This news actually came out last week, but it sort of slipped under the covers for a while. A coalition of coal companies and Republican-led state governments previously launched a challenge to the Environmental Protection Agency (EPA) asking what if any limits constrain the agency from simply issuing mandates impacting energy producers in terms of emissions deemed harmful to the environment. On Friday, the Supreme Court agreed to take up the case and consider the question. This issue is a timely one that could have significant implications for the Biden administration as they prepare to launch yet another raft of regulations aimed at oil and gas producers over methane emissions. While few expect the court to entirely defang the EPA, it’s fair to ask if the agency has to take other factors into consideration, such as the costs the industry must bear to remain in compliance and the impacts these regulations will have on employment and the economy. (The Hill)
The Supreme Court said on Friday that it will review what tools the Environmental Protection Agency can use to regulate greenhouse gas emissions from power plants.
The petitions it granted Friday pertained to a case in which a court nixed the Trump administration’s rollbacks of Obama-era power plant rules.
The court agreed to look at that case and consider questions about whether to limit the scope of the EPA’s regulations over these pollution sources.
The court obviously will not be considering the question of “if” the EPA can regulate emissions. If the answer to that question was “no” then it would effectively end the reason for the agency’s existence in the first place. And that’s something that likely would have happened decades ago if that were the case.
Instead, the court will consider questions about the tools that the EPA employs to enforce its mandates. For example, can they issue blanket restrictions and penalties that impact the entire industry, including companies that have not been cited as being in violation of existing standards? And can they force economic contracts such as cap and trade across multiple industries?
A separate question being brought forward is potentially even more interesting. Can the EPA decide questions of “vast economic and political significance?” For example, some of the EPA’s actions seem to be clearly intended to restructure the entire country’s energy system.

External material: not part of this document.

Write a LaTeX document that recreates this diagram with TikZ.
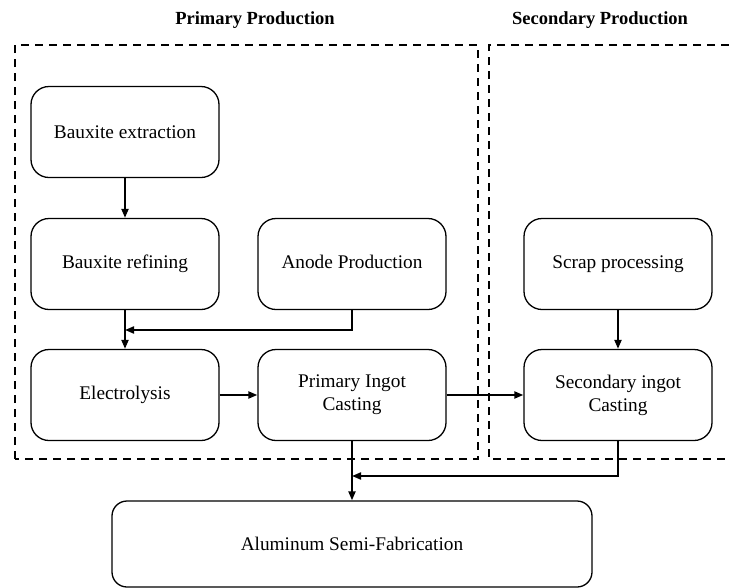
\documentclass[tikz,border=0pt]{standalone}
\usepackage{fontspec}
\setmainfont{Liberation Serif}
\usetikzlibrary{arrows.meta}
\begin{document}
\begin{tikzpicture}[x=1pt,y=-1pt,
  proc/.style={draw, line width=1.3pt, rounded corners=18pt, minimum width=188pt,
    minimum height=91pt, align=center, inner sep=0pt, font=\fontsize{19.3}{23}\selectfont},
  flow/.style={line width=2pt, -{Triangle[length=9pt,width=7pt]}},
  region/.style={line width=2.4pt, dash pattern=on 8pt off 6pt},
  title/.style={font=\fontsize{18.5}{22}\selectfont\bfseries}]
\useasboundingbox (0,0) rectangle (729,587);

% production regions
\draw[region] (15,459) -- (15,45) -- (478,45) -- (478,459) -- cycle;
\draw[region] (729,45) -- (489,45) -- (489,459) -- (729,459);
\node[title] (tprim) at (255,20) {Primary Production};
\node[title] (tsec) at (600,20) {Secondary Production};

% process steps
\node[proc] (extract) at (125,132) {Bauxite extraction};
\node[proc] (refine) at (125,264) {Bauxite refining\strut};
\node[proc] (anode) at (352,264) {Anode Production\strut};
\node[proc] (electro) at (125,395) {Electrolysis};
\node[proc] (pingot) at (352,395) {Primary Ingot\\Casting};
\node[proc] (scrap) at (618,264) {Scrap processing\strut};
\node[proc] (singot) at (618,395) {Secondary ingot\\Casting};
\node[proc, minimum width=480pt, minimum height=86pt, rounded corners=15pt] (semi) at (352,544) {Aluminum Semi-Fabrication};

% junctions
\coordinate (j1) at (125,330);
\coordinate (j2) at (352,476);

% flows
\draw[flow] (extract) -- (refine);
\draw[flow] (refine) -- (electro);
\draw[flow] (anode.south) |- (j1);
\draw[flow] (electro) -- (pingot);
\draw[flow] (pingot) -- (singot);
\draw[flow] (scrap) -- (singot);
\draw[flow] (pingot) -- (semi);
\draw[flow] (singot.south) |- (j2);
\end{tikzpicture}
\end{document}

Such examples of technological evolution have traditionally been driven by the pace of advancement in each industry, not by a government mandate.
In other words, it seems to be an accepted, established fact that the existence of the EPA is legal and that it does have certain powers to regulate industrial and, in some cases, even personal activity that negatively impacts the climate or produces pollutants that may pose a public health hazard. But in the past, the pace of growth of such regulations was slower and seemed to trail behind technological advancements, particularly in the energy industry. But now the EPA is making sweeping demands that would fundamentally transform how the industry operates, in some cases without accounting for current limits that exist in that technology.
Does the EPA bear any responsibility for the economic and social impacts that its overly aggressive mandates can produce? And are there any limits to the agency’s seemingly godlike powers in that regard? Perhaps the SCOTUS justices will offer some clarity on these questions at the end of the current session.